Wenn die Förster in der Apotheke wildern Carolin Bauer, 28.06.2018 15:06 Uhr
Gute Mitarbeiter sind Gold wert. Besonders stolz ist Apotheker Alexander Kirsch aus Bad Ems derzeit auf seine PKA Laura Fischer. Seine Auszubildende bestand die Abschlussprüfung mit Bravour und war Jahrgangsbeste. Der Inhaber der Sonnen-Apotheke und sein Team wollen sie als Vollzeit-Kraft behalten. Doch auch eine andere Branche hat ein Auge auf die kaufmännische Expertin geworfen und will sie abwerben.
Kirsch freut sich über den Erfolg seiner Mitarbeiterin. „Ich bin selbstverständlich stolz auf Frau Fischer“, sagt er. Mit dem ersten Platz unter allen Absolventen habe das Team nicht gerechnet, da die Auszubildende Zweifel an ihrem Ergebnis in der Marketing-Prüfung geäußert hatte. Doch letztlich schloss sie die dreijährige kaufmännische Ausbildung mit einer glatten zwei ab und war an der Berufsbildenden Schule Wirtschaft in Koblenz die Beste von knapp 20 Azubis. „Ich war selbst überrascht“, sagt Fischer. Besonders als von der Apothekerkammer eine Einladung zur Jahresbestenfeier gekommen sei. Dort habe sie als Geschenk einen Mörser aus dem Jahr 1590 sowie eine Urkunde erhalten.
Der Apotheker bot Fischer eine Vollzeitstelle an. „Wir haben uns vom ersten Gespräch an super verstanden“, lobt der Inhaber seine Angestellte. Sie fühle sich in der Apotheke wohl. Fischer habe positiv reagiert, aber noch nicht zugesagt. Denn per Zufall bekam sie ein Angebot aus einer apothekenfremden Branche – der Forstwirtschaft. Im Wohnort der PKA wird eine kaufmännische Fachkraft gesucht.
„Sie hat sich Bedenkzeit erbeten“, sagt Kirsch.
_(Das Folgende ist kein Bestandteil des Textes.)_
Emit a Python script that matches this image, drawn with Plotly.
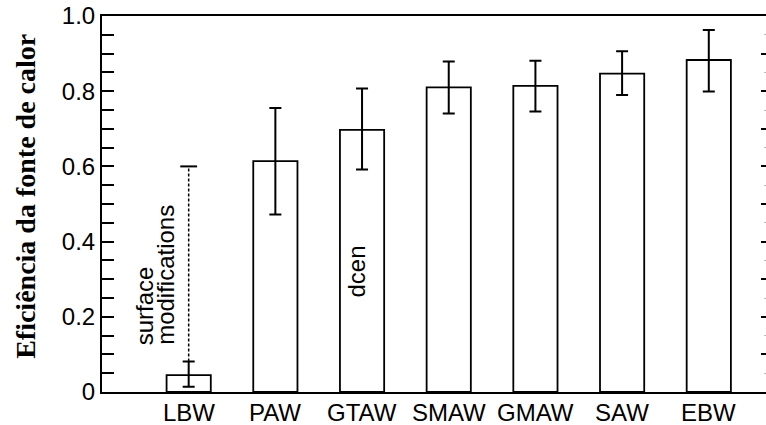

Der Apotheker sitzt in der Klemme. Denn er will seine PKA behalten. „Ich hoffe, dass sie bleibt.“ Doch wie befürchtet, bietet die Gegenseite mehr Geld – brutto seien es 400 bis 500 Euro mehr pro Monat. Da kann Kirsch nicht mithalten. „Ich habe ihr im Rahmen meiner finanziellen Möglichkeiten eine übertarifliche Bezahlung angeboten.“ Als Filialleiter im Frankfurter Raum betreute der Apotheker bereits Azubis. Als eigener Chef ist Fischer die erste Nachwuchskraft, die er in seinen etwa vier Jahren Selbstständigkeit durch die Prüfung gebracht hat.
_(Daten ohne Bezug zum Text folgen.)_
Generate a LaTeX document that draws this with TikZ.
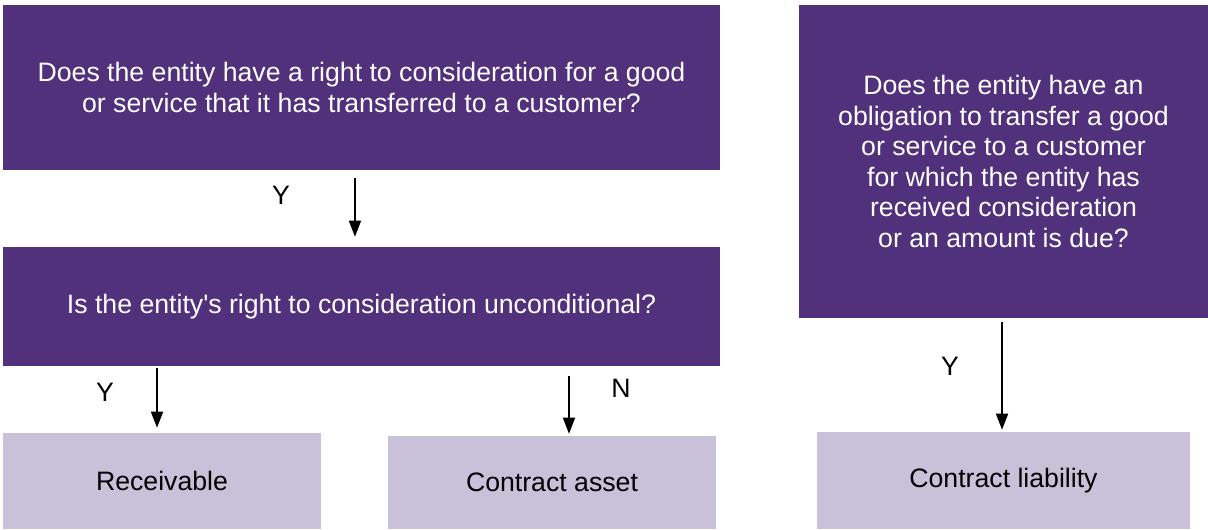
\documentclass[tikz,border=0pt]{standalone}
\usepackage{fontspec}
\setmainfont{Liberation Sans}
\usepackage{xcolor}
\usetikzlibrary{arrows.meta}
\definecolor{darkpurple}{HTML}{51307C}
\definecolor{lightpurple}{HTML}{C9C0DA}

\begin{document}
\begin{tikzpicture}[x=0.75pt,y=-0.75pt]
    % Define styles
    \tikzset{
        question/.style={rectangle, fill=darkpurple, text=white, align=center, inner sep=0pt, font=\fontsize{20}{22.9}\selectfont},
        result/.style={rectangle, fill=lightpurple, text=black, align=center, inner sep=0pt, font=\fontsize{20}{22.9}\selectfont},
        arrow/.style={-{Triangle[length=12pt,width=9pt]}, line width=1.1pt},
        answer/.style={font=\fontsize{20}{22.9}\selectfont}
    }
    \useasboundingbox (0,0) rectangle (1208,529);

    % Nodes
    \node[question, minimum width=537.75pt, minimum height=123.75pt] (right_q) at (361.5,87.5)
        {Does the entity have a right to consideration for a good\\or service that it has transferred to a customer?};
    \node[question, minimum width=537.75pt, minimum height=89.25pt] (uncond_q) at (361.5,306.5)
        {Is the entity\textquotesingle s right to consideration unconditional?};
    \node[question, minimum width=306.75pt, minimum height=234.75pt] (oblig_q) at (1003.5,161.5)
        {Does the entity have an\\obligation to transfer a good\\or service to a customer\\for which the entity has\\received consideration\\or an amount is due?};
    \node[result, minimum width=238.5pt, minimum height=72pt] (receivable) at (162,481) {Receivable};
    \node[result, minimum width=246pt, minimum height=69.75pt] (asset) at (552,482.5) {Contract asset};
    \node[result, minimum width=279.75pt, minimum height=72.75pt] (liability) at (1003.5,480.5) {Contract liability};

    % Arrows
    \draw[arrow, shorten <=6pt, shorten >=7.5pt] ([xshift=-4.9pt]right_q.south) -- ([xshift=-4.9pt]uncond_q.north);
    \draw[arrow, shorten <=1.5pt, shorten >=3.75pt] ([xshift=-3.75pt]receivable.north |- uncond_q.south) -- ([xshift=-3.75pt]receivable.north);
    \draw[arrow, shorten <=7.5pt, shorten >=1.5pt] ([xshift=12.75pt]asset.north |- uncond_q.south) -- ([xshift=12.75pt]asset.north);
    \draw[arrow, shorten <=3pt, shorten >=1.5pt] ([xshift=-1.1pt]oblig_q.south) -- ([xshift=-1.1pt]liability.north);

    % Answer labels
    \node[answer] (y_one) at (281,195) {Y};
    \node[answer] (y_two) at (105,392) {Y};
    \node[answer] (n_one) at (621,388) {N};
    \node[answer] (y_three) at (950,366) {Y};
\end{tikzpicture}
\end{document}
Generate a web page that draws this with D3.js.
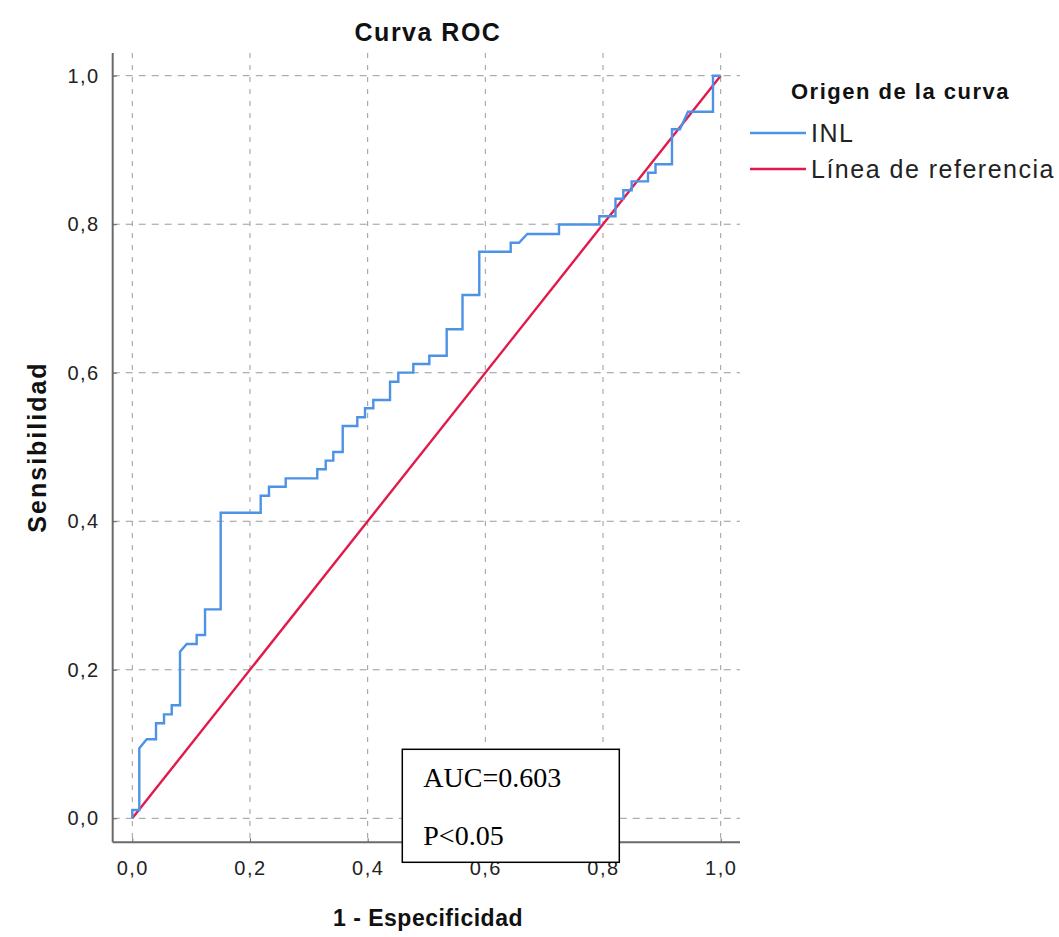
<!DOCTYPE html>
<html>
<head>
<meta charset="utf-8">
<script src="https://cdn.jsdelivr.net/npm/d3@7"></script>
<style>
  body { margin: 0; background: white; }
  text { font-family: "Liberation Sans", Arial, sans-serif; }
</style>
</head>
<body>
<div id="chart"></div>
<script>
// ROC curve points (1 - especificidad, sensibilidad)
var fpr = [0, 0, 0.0119, 0.0119, 0.0245, 0.0403, 0.0403, 0.0539, 0.0539, 0.0670, 0.0670, 0.0811,
  0.0811, 0.0925, 0.1094, 0.1094, 0.1236, 0.1236, 0.1502, 0.1502, 0.2182, 0.2182, 0.2323, 0.2323,
  0.2607, 0.2607, 0.3144, 0.3144, 0.3287, 0.3287, 0.3416, 0.3416, 0.3576, 0.3576, 0.3824, 0.3824,
  0.3955, 0.3955, 0.4096, 0.4096, 0.4380, 0.4380, 0.4521, 0.4521, 0.4776, 0.4776, 0.5048, 0.5048,
  0.5343, 0.5343, 0.5612, 0.5612, 0.5897, 0.5897, 0.6431, 0.6431, 0.6572, 0.6713, 0.7252, 0.7252,
  0.7937, 0.7937, 0.8212, 0.8212, 0.8345, 0.8345, 0.8487, 0.8487, 0.8764, 0.8764, 0.8892, 0.8892,
  0.9172, 0.9172, 0.9308, 0.9444, 0.9869, 0.9869, 1];
var tpr = [0, 0.0112, 0.0112, 0.0943, 0.1064, 0.1064, 0.1279, 0.1279, 0.1400, 0.1400, 0.1522, 0.1522,
  0.2243, 0.2347, 0.2347, 0.2468, 0.2468, 0.2814, 0.2814, 0.4115, 0.4115, 0.4344, 0.4344, 0.4465,
  0.4465, 0.4578, 0.4578, 0.4700, 0.4700, 0.4816, 0.4816, 0.4933, 0.4933, 0.5283, 0.5283, 0.5400,
  0.5400, 0.5521, 0.5521, 0.5633, 0.5633, 0.5879, 0.5879, 0.6001, 0.6001, 0.6118, 0.6118, 0.6229,
  0.6229, 0.6586, 0.6586, 0.7047, 0.7047, 0.7630, 0.7630, 0.7751, 0.7751, 0.7868, 0.7868, 0.7996,
  0.7996, 0.8108, 0.8108, 0.8342, 0.8342, 0.8457, 0.8457, 0.8577, 0.8577, 0.8694, 0.8694, 0.8808,
  0.8808, 0.9278, 0.9278, 0.9515, 0.9515, 1, 1];
var refLine = [[0, 0], [1, 1]];
var tickValues = [0, 0.2, 0.4, 0.6, 0.8, 1.0];
var seriesNames = ['INL', 'Línea de referencia'];
var boxLines = ['AUC=0.603', 'P<0.05'];

var width = 1059;
var height = 937;
var blue = '#4c92e6';
var red = '#e01a4b';

var svg = d3.select('#chart').append('svg')
    .attr('width', width)
    .attr('height', height)
    .style('background', 'white');

var xScale = d3.scaleLinear().domain([0, 1]).range([132.3, 720.7]);
var yScale = d3.scaleLinear().domain([0, 1]).range([818.3, 75.7]);

// frame edges (axis lines sit a bit outside the data range, SPSS style)
var frameLeft = 112.7, frameRight = 740, frameTop = 53, frameBottom = 842.3;

var es = d3.formatLocale({decimal: ',', thousands: '.', grouping: [3], currency: ['', '€']});
var fmt = es.format('.1f');

// grid
svg.append('g').selectAll('line.vgrid')
    .data(tickValues).enter()
    .append('line')
    .attr('x1', d => xScale(d)).attr('x2', d => xScale(d))
    .attr('y1', frameTop).attr('y2', frameBottom)
    .attr('stroke', '#9a9a9a')
    .attr('stroke-dasharray', '5,7');

svg.append('g').selectAll('line.hgrid')
    .data(tickValues).enter()
    .append('line')
    .attr('x1', frameLeft).attr('x2', frameRight)
    .attr('y1', d => yScale(d)).attr('y2', d => yScale(d))
    .attr('stroke', '#9a9a9a')
    .attr('stroke-dasharray', '7,6');

// axes
var xAxis = d3.axisBottom(xScale).tickValues(tickValues).tickFormat(fmt).tickSize(-4).tickPadding(19);
var yAxis = d3.axisLeft(yScale).tickValues(tickValues).tickFormat(fmt).tickSize(-4).tickPadding(13);

var gx = svg.append('g').attr('transform', `translate(0,${frameBottom})`).call(xAxis);
var gy = svg.append('g').attr('transform', `translate(${frameLeft},0)`).call(yAxis);

[gx, gy].forEach(g => {
    g.select('.domain').remove();
    g.selectAll('.tick line').attr('stroke', '#666');
    g.selectAll('.tick text')
        .attr('fill', '#222')
        .style('font-size', '20px')
        .style('letter-spacing', '1.5px')
        .style('font-family', '"Liberation Sans", Arial, sans-serif');
});

svg.append('line')
    .attr('x1', frameLeft).attr('x2', frameLeft).attr('y1', frameTop).attr('y2', frameBottom)
    .attr('stroke', '#6a6a6a').attr('stroke-width', 2);
svg.append('line')
    .attr('x1', frameLeft).attr('x2', frameRight).attr('y1', frameBottom).attr('y2', frameBottom)
    .attr('stroke', '#6a6a6a').attr('stroke-width', 2);

// curves
var line = d3.line().x(d => xScale(d[0])).y(d => yScale(d[1]));

svg.append('path')
    .datum(refLine)
    .attr('d', line)
    .attr('fill', 'none')
    .attr('stroke', red)
    .attr('stroke-width', 2.4);

svg.append('path')
    .datum(d3.zip(fpr, tpr))
    .attr('d', line)
    .attr('fill', 'none')
    .attr('stroke', blue)
    .attr('stroke-width', 2.4);

// titles
svg.append('text')
    .text('Curva ROC')
    .attr('x', 428).attr('y', 41)
    .attr('text-anchor', 'middle')
    .style('font-weight', 'bold').style('font-size', '25px').style('letter-spacing', '1.5px')
    .attr('fill', '#111');

svg.append('text')
    .text('1 - Especificidad')
    .attr('x', 428).attr('y', 926)
    .attr('text-anchor', 'middle')
    .style('font-weight', 'bold').style('font-size', '23px').style('letter-spacing', '0.5px')
    .attr('fill', '#111');

svg.append('text')
    .text('Sensibilidad')
    .attr('transform', 'translate(46,447)rotate(-90)')
    .attr('text-anchor', 'middle')
    .style('font-weight', 'bold').style('font-size', '25px').style('letter-spacing', '2px')
    .attr('fill', '#111');

// legend
var legend = svg.append('g');
legend.append('text')
    .text('Origen de la curva')
    .attr('x', 791).attr('y', 99)
    .style('font-weight', 'bold').style('font-size', '22px').style('letter-spacing', '1.5px')
    .attr('fill', '#111');

var items = legend.selectAll('g.item')
    .data(seriesNames).enter()
    .append('g')
    .attr('transform', (d, i) => `translate(0,${133 + i * 36})`);

items.append('line')
    .attr('x1', 750).attr('x2', 806)
    .attr('stroke', (d, i) => i === 0 ? blue : red)
    .attr('stroke-width', 2.4);

items.append('text')
    .text(d => d)
    .attr('x', 811).attr('y', 9)
    .style('font-size', '25px').style('letter-spacing', '1.5px')
    .attr('fill', '#222');

// AUC box
var box = svg.append('g');
box.append('rect')
    .attr('x', 402.3).attr('y', 749.3)
    .attr('width', 217).attr('height', 113)
    .attr('fill', 'white')
    .attr('stroke', 'black')
    .attr('stroke-width', 1.5);

box.selectAll('text')
    .data(boxLines).enter()
    .append('text')
    .text(d => d)
    .attr('x', 423.3)
    .attr('y', (d, i) => 787 + i * 58)
    .style('font-family', '"Liberation Serif", "Times New Roman", serif')
    .style('font-size', '28px')
    .attr('fill', 'black');
</script>
</body>
</html>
Doch für die andere Stelle spricht mehr als Geld. Die PKA muss etwa eine halbe Stunde mit dem Auto einplanen, um in die Apotheke zu fahren. Die andere Stelle läge in ihrem Wohnort. Der Apotheker hat ihr deshalb auch Fahrtkostenerstattung angeboten. „Sie ist ein Mensch, der sich mit der PKA-Ausbildung nicht zufrieden gibt und sich weiterbilden will“, sagt Kirsch. Der Inhaber offerierte deshalb bereits, Kurse zu unterstützen. „Auch im anderen Job hat sie die Möglichkeit auf Weiterbildung.“
Kirsch will positiv denken, weiß aber auch, „dass man mit unterschiedlichen Waffen kämpft“. Groll gegen die Mitarbeiterin hegt er aber nicht. Sie habe sich nicht selbst aktiv beworben, sondern der andere Arbeitgeber sei auf sie zugekommen. „Ich würde ihr den Wechsel nicht übelnehmen und könnte es verstehen. Sie ist eine junge dynamische Frau.“ Kommende Woche werde sie sich entscheiden.
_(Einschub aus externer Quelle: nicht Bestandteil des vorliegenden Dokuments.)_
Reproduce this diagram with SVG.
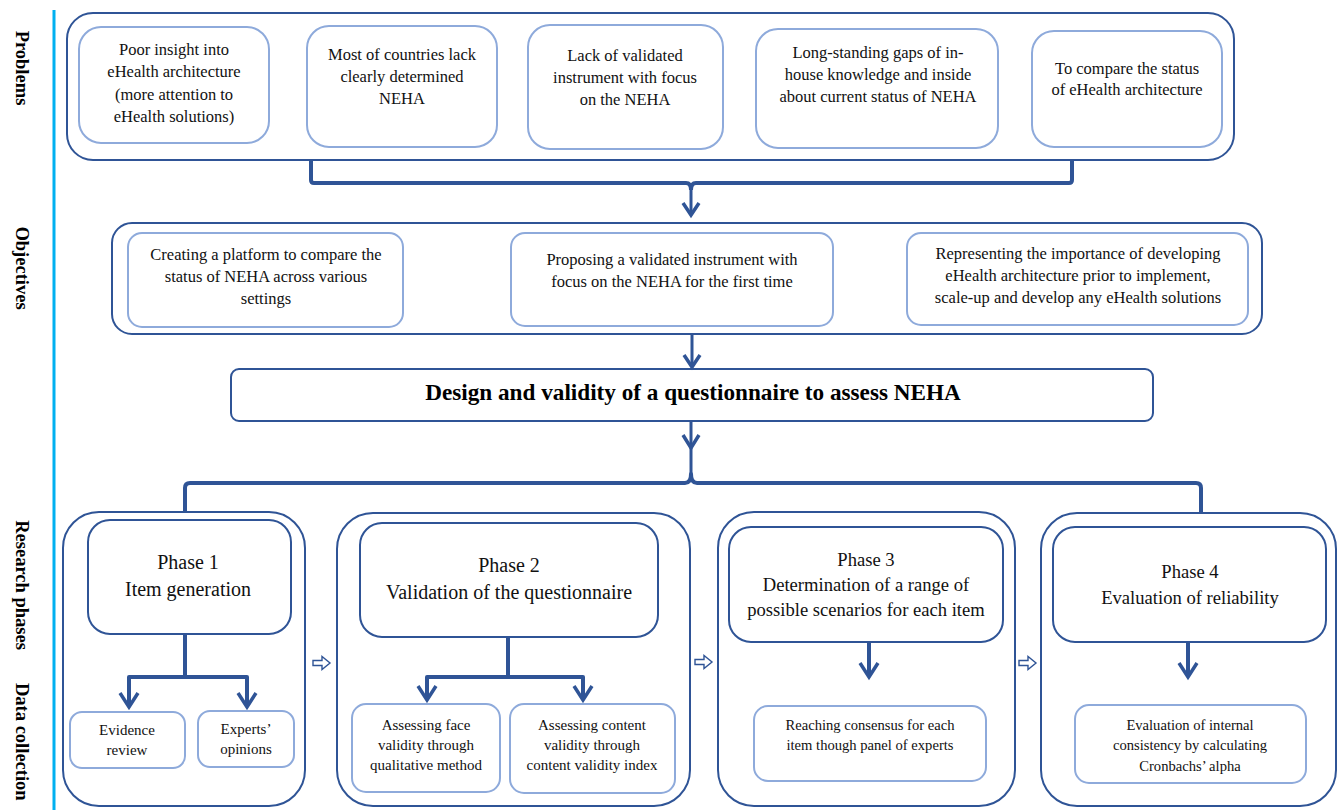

Noch ist aber alles offen. „Ich muss an meine Zukunft denken“, sagt die 19-Jährige. Der andere Arbeitgeber entschloss sich zwischenzeitlich, die Stelle über ein offizielles Verfahren auszuschreiben, um auch weitere Bewerber anzuhören. Eine endgültige Zusage hat Fischer deshalb noch nicht. Entscheidet sie sich gegen die Apotheke, wird Kirsch vorerst einen PTA-Praktikanten einstellen. PKA-Azubis musste er ablehnen, da er eigentlich Fischer behalten will.